▸ Goal: With pictures left out, retype the lines from the start of the records through the one that contains "YAxis, ReferenceArea, ReferenceDot".

(Items from a dataset)
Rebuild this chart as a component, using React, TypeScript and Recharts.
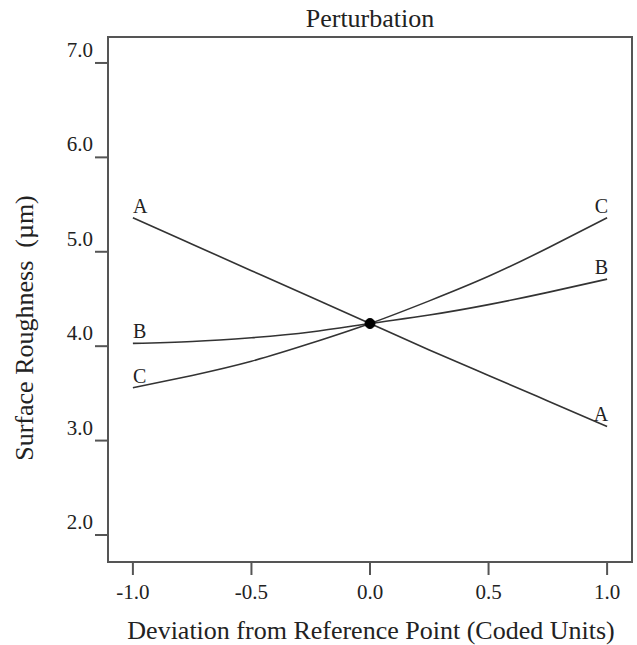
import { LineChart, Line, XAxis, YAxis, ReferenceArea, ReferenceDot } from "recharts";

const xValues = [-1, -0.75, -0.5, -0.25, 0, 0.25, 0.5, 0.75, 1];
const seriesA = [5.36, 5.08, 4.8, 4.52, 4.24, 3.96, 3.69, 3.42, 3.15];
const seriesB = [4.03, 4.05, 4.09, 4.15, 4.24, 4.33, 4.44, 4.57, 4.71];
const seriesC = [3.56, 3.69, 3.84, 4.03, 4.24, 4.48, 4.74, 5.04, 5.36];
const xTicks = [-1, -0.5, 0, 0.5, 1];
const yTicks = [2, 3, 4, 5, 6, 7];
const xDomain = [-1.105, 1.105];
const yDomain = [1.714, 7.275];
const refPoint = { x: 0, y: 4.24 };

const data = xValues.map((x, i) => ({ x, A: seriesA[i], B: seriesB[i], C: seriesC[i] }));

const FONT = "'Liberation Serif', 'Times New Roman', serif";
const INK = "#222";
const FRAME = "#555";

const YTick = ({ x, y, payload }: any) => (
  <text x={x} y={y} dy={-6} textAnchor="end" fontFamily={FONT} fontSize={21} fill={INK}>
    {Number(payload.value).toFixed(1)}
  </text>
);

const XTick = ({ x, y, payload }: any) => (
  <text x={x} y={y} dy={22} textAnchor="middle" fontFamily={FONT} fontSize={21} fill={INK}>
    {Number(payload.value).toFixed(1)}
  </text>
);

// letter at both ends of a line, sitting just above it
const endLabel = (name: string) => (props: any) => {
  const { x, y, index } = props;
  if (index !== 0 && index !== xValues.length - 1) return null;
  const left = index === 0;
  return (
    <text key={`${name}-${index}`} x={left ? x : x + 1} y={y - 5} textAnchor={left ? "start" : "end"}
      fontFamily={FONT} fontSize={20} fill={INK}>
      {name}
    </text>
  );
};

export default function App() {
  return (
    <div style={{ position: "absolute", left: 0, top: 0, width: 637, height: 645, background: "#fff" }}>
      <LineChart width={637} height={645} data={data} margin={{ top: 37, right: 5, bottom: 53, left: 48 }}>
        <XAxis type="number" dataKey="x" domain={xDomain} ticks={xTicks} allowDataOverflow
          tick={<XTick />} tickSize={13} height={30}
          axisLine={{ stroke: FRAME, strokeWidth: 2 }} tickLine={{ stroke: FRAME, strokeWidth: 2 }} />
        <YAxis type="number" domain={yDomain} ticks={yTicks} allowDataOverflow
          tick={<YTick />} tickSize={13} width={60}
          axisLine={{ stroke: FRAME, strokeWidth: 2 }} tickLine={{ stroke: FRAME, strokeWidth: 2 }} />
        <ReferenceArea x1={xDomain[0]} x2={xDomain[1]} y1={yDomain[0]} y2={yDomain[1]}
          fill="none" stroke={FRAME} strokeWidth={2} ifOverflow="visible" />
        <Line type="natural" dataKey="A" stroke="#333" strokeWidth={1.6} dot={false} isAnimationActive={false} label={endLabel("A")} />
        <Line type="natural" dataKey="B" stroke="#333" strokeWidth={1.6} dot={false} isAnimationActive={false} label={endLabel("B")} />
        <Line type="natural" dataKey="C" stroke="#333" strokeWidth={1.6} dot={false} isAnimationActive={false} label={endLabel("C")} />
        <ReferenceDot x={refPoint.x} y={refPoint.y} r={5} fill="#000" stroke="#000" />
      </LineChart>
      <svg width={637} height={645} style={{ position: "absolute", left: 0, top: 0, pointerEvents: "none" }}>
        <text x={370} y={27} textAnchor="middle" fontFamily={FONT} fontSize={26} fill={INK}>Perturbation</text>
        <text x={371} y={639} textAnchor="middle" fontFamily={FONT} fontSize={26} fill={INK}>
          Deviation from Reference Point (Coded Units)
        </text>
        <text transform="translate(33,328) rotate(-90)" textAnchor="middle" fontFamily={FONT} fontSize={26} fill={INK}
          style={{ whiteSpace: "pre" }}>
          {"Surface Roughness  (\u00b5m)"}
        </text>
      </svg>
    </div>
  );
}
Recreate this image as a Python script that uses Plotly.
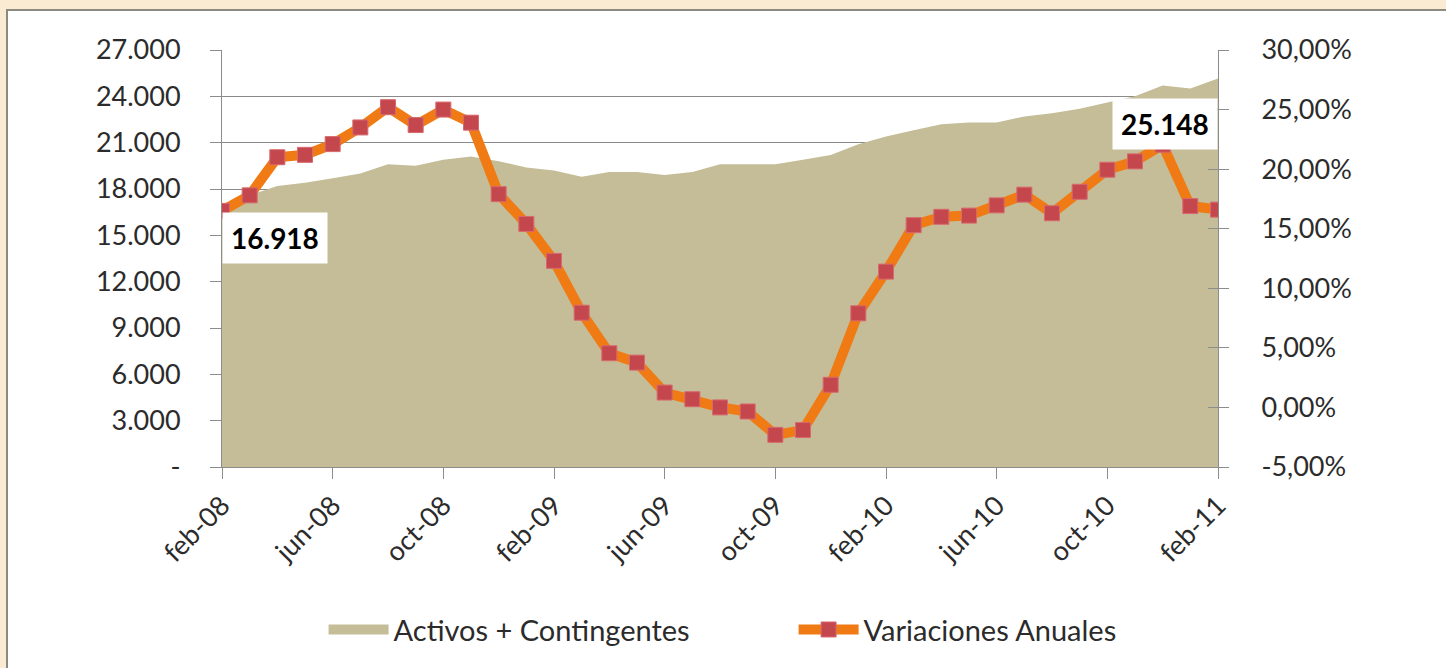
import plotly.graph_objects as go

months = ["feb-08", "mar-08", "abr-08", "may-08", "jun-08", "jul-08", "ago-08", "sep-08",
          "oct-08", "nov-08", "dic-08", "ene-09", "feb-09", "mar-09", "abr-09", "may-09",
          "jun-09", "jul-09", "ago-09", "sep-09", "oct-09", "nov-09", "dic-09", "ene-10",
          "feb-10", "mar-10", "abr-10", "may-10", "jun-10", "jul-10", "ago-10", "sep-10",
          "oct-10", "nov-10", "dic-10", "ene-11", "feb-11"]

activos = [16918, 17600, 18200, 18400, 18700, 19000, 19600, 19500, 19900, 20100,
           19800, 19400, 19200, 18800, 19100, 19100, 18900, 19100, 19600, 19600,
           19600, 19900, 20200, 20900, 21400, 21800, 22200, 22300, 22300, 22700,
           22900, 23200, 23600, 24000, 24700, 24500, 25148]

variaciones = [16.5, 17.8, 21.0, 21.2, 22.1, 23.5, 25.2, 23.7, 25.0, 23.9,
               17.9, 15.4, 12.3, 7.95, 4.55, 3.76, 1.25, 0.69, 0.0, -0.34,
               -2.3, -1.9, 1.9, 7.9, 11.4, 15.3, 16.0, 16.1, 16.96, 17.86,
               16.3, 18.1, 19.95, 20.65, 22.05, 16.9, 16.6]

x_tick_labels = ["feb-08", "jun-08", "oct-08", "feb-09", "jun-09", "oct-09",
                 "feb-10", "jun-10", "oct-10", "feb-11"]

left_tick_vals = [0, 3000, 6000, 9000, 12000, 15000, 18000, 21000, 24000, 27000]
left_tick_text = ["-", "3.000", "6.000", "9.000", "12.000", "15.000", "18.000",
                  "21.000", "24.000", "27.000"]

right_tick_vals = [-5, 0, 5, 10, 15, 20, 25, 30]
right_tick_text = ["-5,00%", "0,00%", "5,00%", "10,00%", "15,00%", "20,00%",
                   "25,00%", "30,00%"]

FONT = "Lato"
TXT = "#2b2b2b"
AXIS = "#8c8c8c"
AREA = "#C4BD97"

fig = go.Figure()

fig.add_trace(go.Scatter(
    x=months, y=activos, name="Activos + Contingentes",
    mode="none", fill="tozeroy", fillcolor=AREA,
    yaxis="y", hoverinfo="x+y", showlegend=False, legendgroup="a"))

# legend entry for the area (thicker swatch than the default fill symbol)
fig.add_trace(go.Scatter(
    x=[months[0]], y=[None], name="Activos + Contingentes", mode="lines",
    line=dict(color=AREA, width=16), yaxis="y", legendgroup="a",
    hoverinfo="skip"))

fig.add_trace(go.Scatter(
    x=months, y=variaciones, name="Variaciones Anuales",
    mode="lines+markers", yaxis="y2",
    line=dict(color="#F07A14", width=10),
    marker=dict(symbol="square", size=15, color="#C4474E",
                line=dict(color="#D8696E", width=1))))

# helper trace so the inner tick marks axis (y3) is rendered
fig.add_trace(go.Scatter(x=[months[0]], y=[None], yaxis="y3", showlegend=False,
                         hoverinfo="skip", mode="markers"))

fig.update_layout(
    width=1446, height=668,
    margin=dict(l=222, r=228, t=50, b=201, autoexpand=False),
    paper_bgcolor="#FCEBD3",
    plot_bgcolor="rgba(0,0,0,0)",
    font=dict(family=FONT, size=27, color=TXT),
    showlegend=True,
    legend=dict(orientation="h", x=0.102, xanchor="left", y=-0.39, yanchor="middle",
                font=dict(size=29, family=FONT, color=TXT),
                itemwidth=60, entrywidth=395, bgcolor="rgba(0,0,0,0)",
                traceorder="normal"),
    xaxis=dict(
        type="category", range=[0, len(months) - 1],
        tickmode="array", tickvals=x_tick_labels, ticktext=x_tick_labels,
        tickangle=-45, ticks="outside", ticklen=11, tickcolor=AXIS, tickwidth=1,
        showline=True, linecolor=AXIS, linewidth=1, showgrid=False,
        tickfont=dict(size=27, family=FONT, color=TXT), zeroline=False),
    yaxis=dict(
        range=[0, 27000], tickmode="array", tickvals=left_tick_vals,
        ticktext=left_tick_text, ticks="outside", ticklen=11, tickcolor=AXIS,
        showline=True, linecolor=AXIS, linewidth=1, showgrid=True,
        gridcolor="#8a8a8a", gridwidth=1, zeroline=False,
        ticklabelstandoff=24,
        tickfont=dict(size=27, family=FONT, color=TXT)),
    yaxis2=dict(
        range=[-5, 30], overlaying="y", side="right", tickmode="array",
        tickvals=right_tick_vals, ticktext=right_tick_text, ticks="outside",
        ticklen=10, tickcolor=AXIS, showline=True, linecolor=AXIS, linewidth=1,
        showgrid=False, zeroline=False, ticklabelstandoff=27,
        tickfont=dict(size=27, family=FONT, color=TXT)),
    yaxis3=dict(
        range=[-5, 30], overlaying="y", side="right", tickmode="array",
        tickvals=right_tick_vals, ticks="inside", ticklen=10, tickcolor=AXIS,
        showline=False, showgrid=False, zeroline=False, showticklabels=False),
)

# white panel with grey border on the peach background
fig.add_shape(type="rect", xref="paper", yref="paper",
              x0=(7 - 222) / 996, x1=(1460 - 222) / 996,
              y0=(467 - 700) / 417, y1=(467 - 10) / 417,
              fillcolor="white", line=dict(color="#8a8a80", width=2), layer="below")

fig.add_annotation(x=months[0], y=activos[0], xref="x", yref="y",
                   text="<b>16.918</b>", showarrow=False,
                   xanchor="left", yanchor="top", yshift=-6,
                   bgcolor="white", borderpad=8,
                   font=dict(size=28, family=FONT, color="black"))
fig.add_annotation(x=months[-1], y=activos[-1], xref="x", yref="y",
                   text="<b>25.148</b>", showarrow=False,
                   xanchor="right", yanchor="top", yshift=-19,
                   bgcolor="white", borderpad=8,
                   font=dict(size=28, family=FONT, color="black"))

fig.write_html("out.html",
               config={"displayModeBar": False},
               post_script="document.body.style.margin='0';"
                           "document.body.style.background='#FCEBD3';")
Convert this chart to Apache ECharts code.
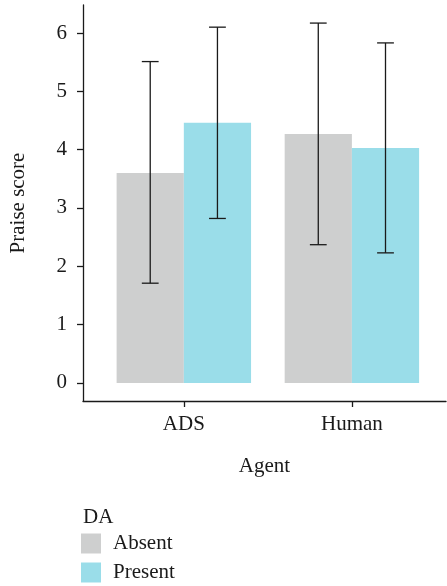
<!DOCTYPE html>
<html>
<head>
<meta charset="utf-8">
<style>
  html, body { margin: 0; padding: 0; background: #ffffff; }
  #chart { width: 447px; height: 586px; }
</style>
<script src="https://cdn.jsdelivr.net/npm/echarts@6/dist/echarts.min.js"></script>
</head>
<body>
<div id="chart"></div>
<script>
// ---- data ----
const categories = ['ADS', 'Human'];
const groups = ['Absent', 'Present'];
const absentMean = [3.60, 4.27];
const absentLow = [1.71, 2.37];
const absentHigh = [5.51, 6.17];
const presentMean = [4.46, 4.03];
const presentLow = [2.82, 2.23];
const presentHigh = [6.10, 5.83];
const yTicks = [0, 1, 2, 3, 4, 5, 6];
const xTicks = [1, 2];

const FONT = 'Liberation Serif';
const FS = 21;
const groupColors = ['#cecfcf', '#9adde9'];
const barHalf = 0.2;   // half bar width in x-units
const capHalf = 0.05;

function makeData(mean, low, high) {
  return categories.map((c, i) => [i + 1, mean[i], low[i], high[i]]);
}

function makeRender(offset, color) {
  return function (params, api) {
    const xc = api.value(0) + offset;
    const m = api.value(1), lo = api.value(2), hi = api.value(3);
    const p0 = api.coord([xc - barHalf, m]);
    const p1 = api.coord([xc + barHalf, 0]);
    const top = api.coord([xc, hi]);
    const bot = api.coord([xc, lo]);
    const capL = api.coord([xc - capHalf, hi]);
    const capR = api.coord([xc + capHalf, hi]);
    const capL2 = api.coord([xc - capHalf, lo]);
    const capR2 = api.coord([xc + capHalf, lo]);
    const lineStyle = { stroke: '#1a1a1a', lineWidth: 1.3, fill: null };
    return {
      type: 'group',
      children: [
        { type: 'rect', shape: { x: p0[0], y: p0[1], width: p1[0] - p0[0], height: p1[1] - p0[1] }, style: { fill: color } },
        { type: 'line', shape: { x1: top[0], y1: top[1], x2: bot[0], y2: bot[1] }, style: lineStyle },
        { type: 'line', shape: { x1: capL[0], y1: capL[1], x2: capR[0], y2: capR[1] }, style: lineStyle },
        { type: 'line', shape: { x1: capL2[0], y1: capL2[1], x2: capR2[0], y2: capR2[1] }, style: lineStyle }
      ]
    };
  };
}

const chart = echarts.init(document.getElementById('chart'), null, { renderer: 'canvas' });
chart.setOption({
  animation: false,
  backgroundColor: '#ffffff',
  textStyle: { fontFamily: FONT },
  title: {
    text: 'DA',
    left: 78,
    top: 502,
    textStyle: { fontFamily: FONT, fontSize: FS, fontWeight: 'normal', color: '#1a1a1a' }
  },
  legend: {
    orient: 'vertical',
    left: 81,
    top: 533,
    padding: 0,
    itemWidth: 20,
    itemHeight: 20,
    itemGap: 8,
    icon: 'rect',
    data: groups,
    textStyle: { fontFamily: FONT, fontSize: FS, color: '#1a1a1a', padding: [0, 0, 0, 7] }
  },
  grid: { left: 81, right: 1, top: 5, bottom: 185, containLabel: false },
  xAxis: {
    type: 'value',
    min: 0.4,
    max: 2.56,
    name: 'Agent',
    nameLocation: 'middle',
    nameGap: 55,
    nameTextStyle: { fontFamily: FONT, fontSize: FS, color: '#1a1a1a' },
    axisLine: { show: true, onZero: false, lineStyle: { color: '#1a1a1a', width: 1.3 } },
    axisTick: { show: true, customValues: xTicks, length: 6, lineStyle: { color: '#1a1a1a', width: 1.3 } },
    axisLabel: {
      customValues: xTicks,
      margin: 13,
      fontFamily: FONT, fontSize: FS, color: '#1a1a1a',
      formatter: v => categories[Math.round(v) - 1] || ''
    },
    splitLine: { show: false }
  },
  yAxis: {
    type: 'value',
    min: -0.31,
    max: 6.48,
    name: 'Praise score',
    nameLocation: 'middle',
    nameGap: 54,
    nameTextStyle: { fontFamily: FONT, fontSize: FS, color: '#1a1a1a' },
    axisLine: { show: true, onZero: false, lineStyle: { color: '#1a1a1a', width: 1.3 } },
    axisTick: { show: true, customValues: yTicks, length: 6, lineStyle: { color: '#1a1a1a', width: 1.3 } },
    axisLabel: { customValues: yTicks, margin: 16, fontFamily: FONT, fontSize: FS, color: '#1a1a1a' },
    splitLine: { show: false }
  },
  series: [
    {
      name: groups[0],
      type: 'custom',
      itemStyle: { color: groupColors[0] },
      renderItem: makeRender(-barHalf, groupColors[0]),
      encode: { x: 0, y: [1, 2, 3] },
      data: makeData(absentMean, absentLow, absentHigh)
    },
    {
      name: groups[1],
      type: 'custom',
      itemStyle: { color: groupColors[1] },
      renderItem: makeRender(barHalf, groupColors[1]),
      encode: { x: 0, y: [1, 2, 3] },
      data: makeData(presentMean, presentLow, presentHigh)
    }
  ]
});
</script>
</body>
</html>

▸ Exercise output:
Rebuild this chart as a component, using React, TypeScript and Recharts.
import { LineChart, Line, XAxis, YAxis, ReferenceArea, ReferenceDot } from "recharts";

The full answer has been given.